Mentorship is key in closing the opportunity gap, and ANY’s Black mentors embody a critical element of the educational and career journey for our Fellows: representation. This mentorship lasts well beyond the Fellows program. In a recent Fast Company survey, Black professionals with mentors reported a higher level of trust in their organization and more comfort asking for help from their colleagues than those without mentors.
We are so grateful to the Black members of our community who share their time, experiences, and expertise, providing invaluable mentorship and motivation to all.
Please enjoy some of the highlights of our events and communications from the last month.
Business school professor, international speaker, author, and entrepreneur, Dr. Jeffrey Robinson, recently joined us for “Navigating as Black Faces in White Places and High Places.” He gives advice for thriving in entrepreneurial settings while making your identity and community top priorities.
“I hope you’re thinking about how to build your network and use power; I hope you are maximizing mentoring because mentoring is key to a lot of things; and I hope you’re realizing the strength in numbers or, in this case, how you can you can bring power from organizing amongst yourselves and in allyship with other folks so you can make a difference. We call that leveraging our might.“
-Dr. Jeffrey Robinson
Illinois Mentor Coach Keenan Artis sat down with UIC’s “28 Days of Black Excellence” podcast series where he shared his personal journey of self love and the importance of building connections.
“Don’t stop learning, and do things that terrify you sometimes. Make it a habit to build connections with others who don’t share the same skin as you, the same background as you, the same degree as you, or even the same ideas as you. You not only learn so much about the people you interact with but you also discover new pieces of your identity if you are willing to be open to the experience.”
Peer mentorship is uniquely powerful. Sharing hopes, concerns, and personal experience with those who are in similar situations normalizes feelings and strengthens communities. Our Fellows and alumni are always the first to give back, and their contributions are shaping the next generation of leaders and changemakers.
“Being a Black, first-generation student means trailblazing a path to future success for individuals within my family and community. Growing up in the Black community taught me to embrace my identity as a strength and use it to empower fellow young men and women of color to embrace their own.”
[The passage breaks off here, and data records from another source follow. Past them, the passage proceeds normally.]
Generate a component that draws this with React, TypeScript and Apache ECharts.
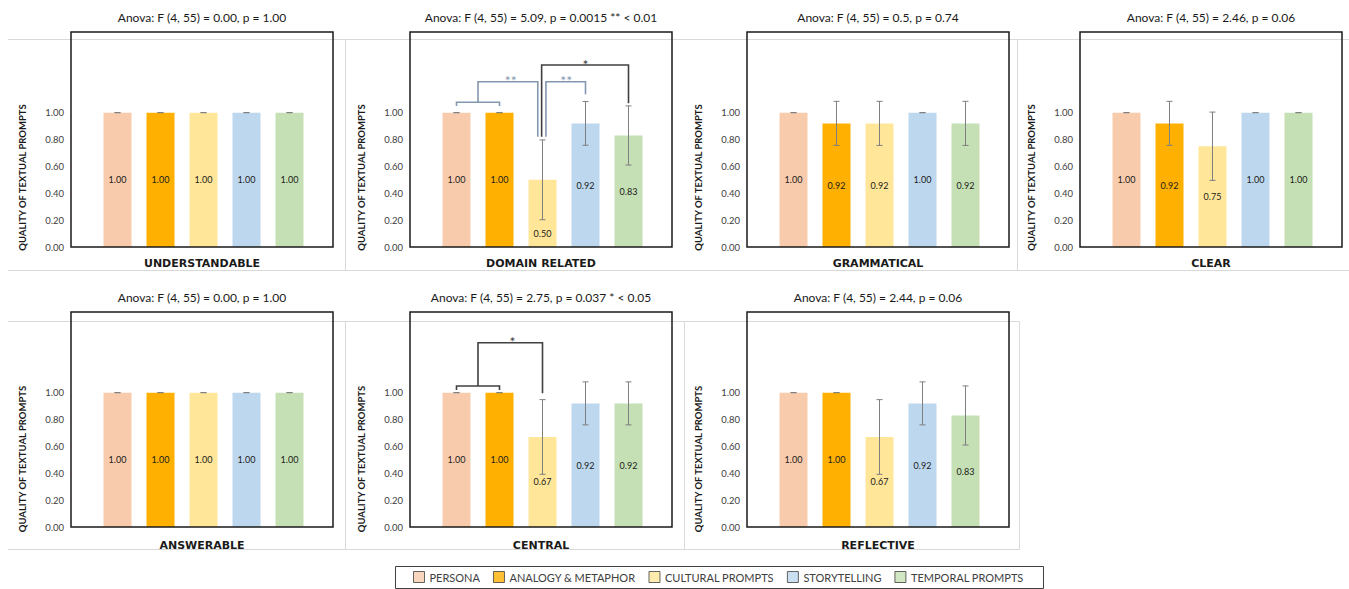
import React, { useEffect, useRef } from "react";
import * as echarts from "echarts";

// ---------- data ----------
const promptTypes = ["PERSONA", "ANALOGY & METAPHOR", "CULTURAL PROMPTS", "STORYTELLING", "TEMPORAL PROMPTS"];

const panelNames = ["UNDERSTANDABLE", "DOMAIN RELATED", "GRAMMATICAL", "CLEAR", "ANSWERABLE", "CENTRAL", "REFLECTIVE"];
const panelTitles = [
  "Anova: F (4, 55) = 0.00, p = 1.00",
  "Anova: F (4, 55) = 5.09, p = 0.0015 ** < 0.01",
  "Anova: F (4, 55) = 0.5, p = 0.74",
  "Anova: F (4, 55) = 2.46, p = 0.06",
  "Anova: F (4, 55) = 0.00, p = 1.00",
  "Anova: F (4, 55) = 2.75, p = 0.037 * < 0.05",
  "Anova: F (4, 55) = 2.44, p = 0.06",
];
const yAxisTitle = "QUALITY OF TEXTUAL PROMPTS";

const understandableMeans = [1.0, 1.0, 1.0, 1.0, 1.0];
const understandableErr = [0, 0, 0, 0, 0];
const domainMeans = [1.0, 1.0, 0.5, 0.92, 0.83];
const domainErr = [0, 0, 0.297, 0.163, 0.22];
const grammaticalMeans = [1.0, 0.92, 0.92, 1.0, 0.92];
const grammaticalErr = [0, 0.164, 0.164, 0, 0.164];
const clearMeans = [1.0, 0.92, 0.75, 1.0, 1.0];
const clearErr = [0, 0.164, 0.254, 0, 0];
const answerableMeans = [1.0, 1.0, 1.0, 1.0, 1.0];
const answerableErr = [0, 0, 0, 0, 0];
const centralMeans = [1.0, 1.0, 0.67, 0.92, 0.92];
const centralErr = [0, 0, 0.278, 0.16, 0.16];
const reflectiveMeans = [1.0, 1.0, 0.67, 0.92, 0.83];
const reflectiveErr = [0, 0, 0.278, 0.16, 0.22];

// significance brackets, in (category index, value) coordinates
const domainPairJoin = [[0, 1.049], [0, 1.077], [1, 1.077], [1, 1.049]];
const domainPairVsCultural = [[0.5, 1.077], [0.5, 1.23], [1.89, 1.23], [1.89, 0.821]];
const domainCulturalVsStory = [[2.08, 0.821], [2.08, 1.23], [3, 1.23], [3, 1.136]];
const domainCulturalVsTemporal = [[1.98, 0.821], [1.98, 1.354], [4, 1.354], [4, 1.069]];
const domainStars: [number, number, string][] = [[1.26, 1.24, "**"], [2.55, 1.24, "**"], [3, 1.36, "*"]];
const centralPairJoin = [[0, 1.019], [0, 1.049], [1, 1.049], [1, 1.019]];
const centralPairVsCultural = [[0.5, 1.049], [0.5, 1.371], [2, 1.371], [2, 0.995]];
const centralStars: [number, number, string][] = [[1.3, 1.38, "*"]];

// ---------- styling / layout ----------
const typeColors = ["#F8CBAD", "#FFB000", "#FFE699", "#BDD7EE", "#C5E0B4"];
const SIG_BLUE = "#8497B0";
const SIG_DARK = "#404040";
const FONT = "Lato";
const BOX_W = 262;
const BOX_H = 215;
const INSET_L = 25;
const BAND_W = 215;
const boxLeft = [71, 410, 747, 1080, 71, 410, 747];
const boxTop = [32, 32, 32, 32, 312, 312, 312];

function at(api: any, x: number, y: number) {
  const x0 = Math.floor(x);
  const p0 = api.coord([x0, y]);
  if (x === x0) return p0;
  const p1 = api.coord([x0 + 1, y]);
  return [p0[0] + (x - x0) * (p1[0] - p0[0]), p0[1]];
}

function bracketSeries(g: number, pts: number[][], color: string) {
  return {
    type: "custom",
    xAxisIndex: g,
    yAxisIndex: g,
    silent: true,
    z: 6,
    data: pts.map((p) => [Math.round(p[0]), p[1]]),
    encode: { x: 0, y: 1 },
    renderItem: (params: any, api: any) => {
      if (params.dataIndex !== 0) return { type: "group", children: [] };
      return {
        type: "polyline",
        shape: { points: pts.map((p) => at(api, p[0], p[1])) },
        style: { stroke: color, lineWidth: 1.6, fill: null },
      };
    },
  };
}

function starSeries(g: number, stars: [number, number, string][], colors: string[]) {
  return {
    type: "custom",
    xAxisIndex: g,
    yAxisIndex: g,
    silent: true,
    z: 7,
    data: stars.map((s) => [Math.round(s[0]), s[1]]),
    encode: { x: 0, y: 1 },
    renderItem: (params: any, api: any) => {
      const s = stars[params.dataIndex];
      const p = at(api, s[0], s[1]);
      return {
        type: "text",
        x: p[0],
        y: p[1],
        style: {
          text: s[2],
          fill: colors[params.dataIndex],
          fontSize: 14,
          fontFamily: FONT,
          align: "center",
          verticalAlign: "middle",
        },
      };
    },
  };
}

export default function App() {
  const ref = useRef<HTMLDivElement>(null);

  useEffect(() => {
    if (!ref.current) return;
    const chart = echarts.init(ref.current, undefined, { renderer: "svg" });

    const means = [understandableMeans, domainMeans, grammaticalMeans, clearMeans, answerableMeans, centralMeans, reflectiveMeans];
    const errs = [understandableErr, domainErr, grammaticalErr, clearErr, answerableErr, centralErr, reflectiveErr];

    const grids: any[] = [];
    const xAxes: any[] = [];
    const yAxes: any[] = [];
    const series: any[] = [];
    const graphics: any[] = [];

    const grayLine = (x1: number, y1: number, x2: number, y2: number) => ({
      type: "line",
      z: 1,
      shape: { x1, y1, x2, y2 },
      style: { stroke: "#d9d9d9", lineWidth: 1 },
      silent: true,
    });
    graphics.push(grayLine(8, 39.5, 1349, 39.5));
    graphics.push(grayLine(8, 270.5, 1349, 270.5));
    graphics.push(grayLine(345.5, 39.5, 345.5, 270.5));
    graphics.push(grayLine(1017.5, 39.5, 1017.5, 270.5));
    graphics.push(grayLine(8, 321.5, 1019.5, 321.5));
    graphics.push(grayLine(8, 549.5, 1019.5, 549.5));
    graphics.push(grayLine(345.5, 321.5, 345.5, 549.5));
    graphics.push(grayLine(684.5, 321.5, 684.5, 549.5));
    graphics.push(grayLine(1019.5, 321.5, 1019.5, 549.5));

    for (let i = 0; i < 7; i++) {
      const L = boxLeft[i];
      const T = boxTop[i];
      const row2 = i >= 4;
      grids.push({ left: L + INSET_L, top: T, width: BAND_W, height: BOX_H, containLabel: false });
      xAxes.push({
        type: "category",
        gridIndex: i,
        data: promptTypes,
        axisLine: { show: false },
        axisTick: { show: false },
        axisLabel: { show: false },
        splitLine: { show: false },
      });
      yAxes.push({
        type: "value",
        gridIndex: i,
        min: 0,
        max: 1.6,
        interval: 0.2,
        offset: INSET_L,
        axisLine: { show: false },
        axisTick: { show: false },
        splitLine: { show: false },
        axisLabel: {
          margin: 7,
          fontSize: 9.5,
          fontFamily: FONT,
          color: "#404040",
          formatter: (v: number) => (v <= 1.0001 ? v.toFixed(2) : ""),
        },
      });
      series.push({
        type: "bar",
        name: panelNames[i],
        xAxisIndex: i,
        yAxisIndex: i,
        barWidth: 28,
        z: 2,
        data: means[i].map((v, k) => {
          const item: any = { value: v, itemStyle: { color: typeColors[k] } };
          // label nudged below the error bar where they would overlap
          if (v - errs[i][k] < v / 2 + 0.05 && v - errs[i][k] > v / 2 - 0.35) {
            item.label = { offset: [0, 20] };
          }
          return item;
        }),
        label: {
          show: true,
          position: "inside",
          formatter: (p: any) => Number(p.value).toFixed(2),
          fontSize: 9,
          fontFamily: FONT,
          color: "#1a1a1a",
        },
        silent: true,
      });
      series.push({
        type: "custom",
        xAxisIndex: i,
        yAxisIndex: i,
        silent: true,
        z: 5,
        data: means[i].map((m, k) => [k, m - errs[i][k], m + errs[i][k]]),
        encode: { x: 0, y: [1, 2] },
        renderItem: (params: any, api: any) => {
          const x = api.value(0);
          const lo = api.coord([x, api.value(1)]);
          const hi = api.coord([x, api.value(2)]);
          const c = 3;
          const st = { stroke: "#7f7f7f", lineWidth: 1 };
          return {
            type: "group",
            children: [
              { type: "line", shape: { x1: lo[0], y1: lo[1], x2: hi[0], y2: hi[1] }, style: st },
              { type: "line", shape: { x1: hi[0] - c, y1: hi[1], x2: hi[0] + c, y2: hi[1] }, style: st },
              { type: "line", shape: { x1: lo[0] - c, y1: lo[1], x2: lo[0] + c, y2: lo[1] }, style: st },
            ],
          };
        },
      });

      graphics.push({
        type: "rect",
        z: 100,
        silent: true,
        shape: { x: L, y: T, width: BOX_W, height: BOX_H },
        style: { fill: "none", stroke: "#1a1a1a", lineWidth: 1.5 },
      });
      graphics.push({
        type: "text",
        z: 100,
        x: L + BOX_W / 2,
        y: row2 ? 297 : 17,
        style: {
          text: panelTitles[i],
          fill: "#1a1a1a",
          fontSize: 12,
          fontFamily: FONT,
          align: "center",
          verticalAlign: "middle",
        },
      });
      graphics.push({
        type: "text",
        z: 100,
        x: L + BOX_W / 2,
        y: row2 ? 545 : 263,
        style: {
          text: panelNames[i],
          fill: "#1a1a1a",
          fontSize: 11,
          fontWeight: "bold",
          fontFamily: "DejaVu Sans",
          align: "center",
          verticalAlign: "middle",
        },
      });
      graphics.push({
        type: "text",
        z: 100,
        x: L - 49,
        y: row2 ? 459 : 177.5,
        rotation: Math.PI / 2,
        style: {
          text: yAxisTitle,
          fill: "#1a1a1a",
          fontSize: 9.5,
          fontWeight: "bold",
          fontFamily: FONT,
          align: "center",
          verticalAlign: "middle",
        },
      });
    }

    series.push(bracketSeries(1, domainPairJoin, SIG_BLUE));
    series.push(bracketSeries(1, domainPairVsCultural, SIG_BLUE));
    series.push(bracketSeries(1, domainCulturalVsStory, SIG_BLUE));
    series.push(bracketSeries(1, domainCulturalVsTemporal, SIG_DARK));
    series.push(starSeries(1, domainStars, [SIG_BLUE, SIG_BLUE, SIG_DARK]));
    series.push(bracketSeries(5, centralPairJoin, SIG_DARK));
    series.push(bracketSeries(5, centralPairVsCultural, SIG_DARK));
    series.push(starSeries(5, centralStars, [SIG_DARK]));

    promptTypes.forEach((name, k) => {
      series.push({
        type: "scatter",
        name,
        xAxisIndex: 0,
        yAxisIndex: 0,
        symbol: "rect",
        itemStyle: { color: typeColors[k] },
        data: [],
      });
    });

    graphics.push({
      type: "rect",
      z: 100,
      silent: true,
      shape: { x: 395.5, y: 566.5, width: 648, height: 22 },
      style: { fill: "none", stroke: "#404040", lineWidth: 1 },
    });

    chart.setOption({
      animation: false,
      backgroundColor: "#ffffff",
      grid: grids,
      xAxis: xAxes,
      yAxis: yAxes,
      series,
      graphic: { elements: graphics },
      legend: {
        data: promptTypes,
        left: 413,
        top: 571,
        icon: "rect",
        itemWidth: 11,
        itemHeight: 11,
        itemGap: 13,
        padding: 0,
        selectedMode: false,
        itemStyle: { borderColor: "#404040", borderWidth: 1 },
        textStyle: { fontSize: 11, fontFamily: FONT, color: "#404040" },
      },
    });

    return () => chart.dispose();
  }, []);

  return (
    <div
      ref={ref}
      style={{ position: "absolute", left: 0, top: 0, width: 1349, height: 589, background: "#fff" }}
    />
  );
}
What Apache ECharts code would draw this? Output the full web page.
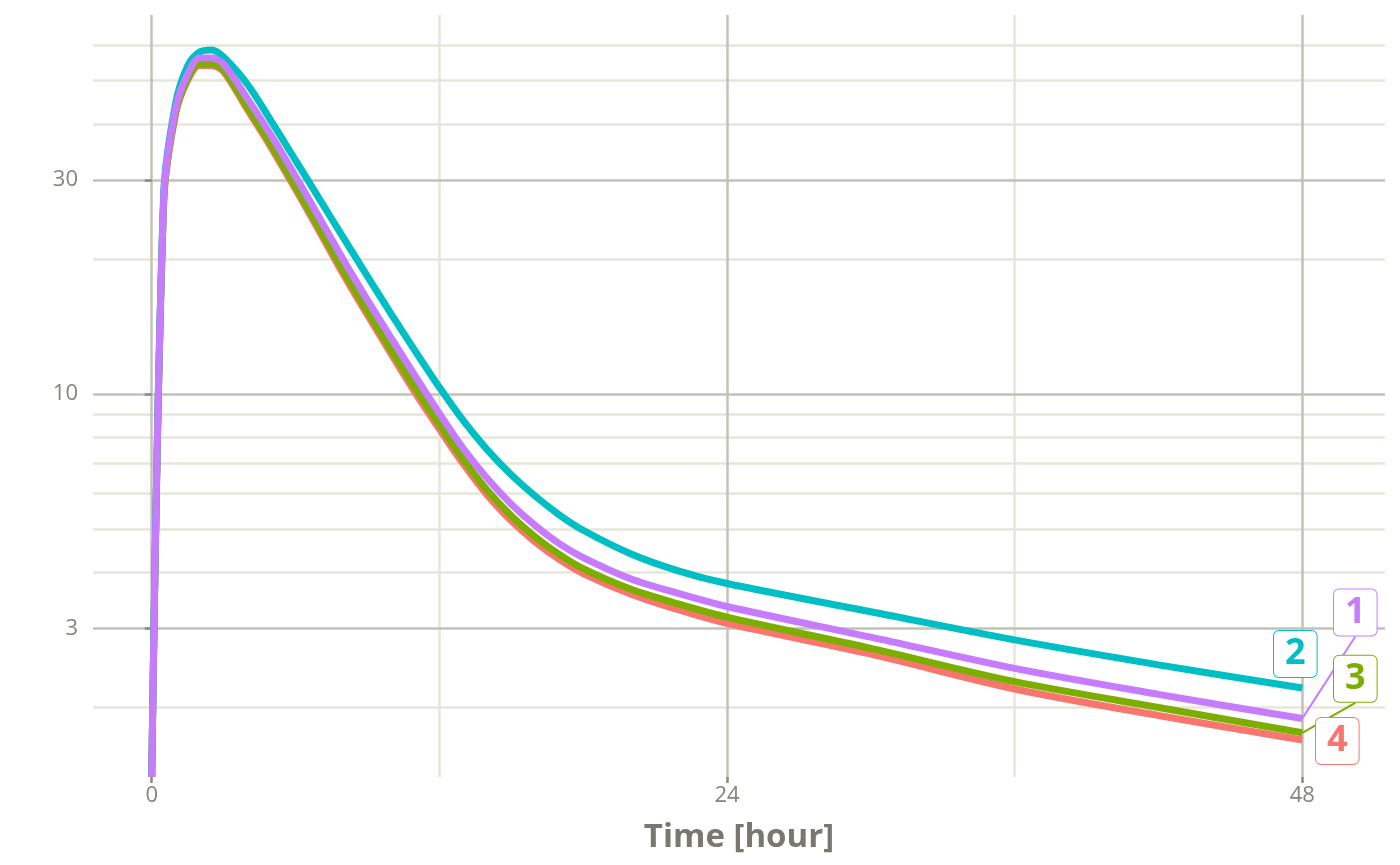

–Rene Mukendi, Fellow alumnus
“I have set the bar for my family members and peers, as well as those in my community who believe obtaining a degree is impossible because society has set the Black community up to fail from the very beginning of time. I am dedicated to breaking the cycle, and my involvement in ANY has motivated me to continue to exceed all expectations. I am proud to be a first-generation college student and role model in the Black community.”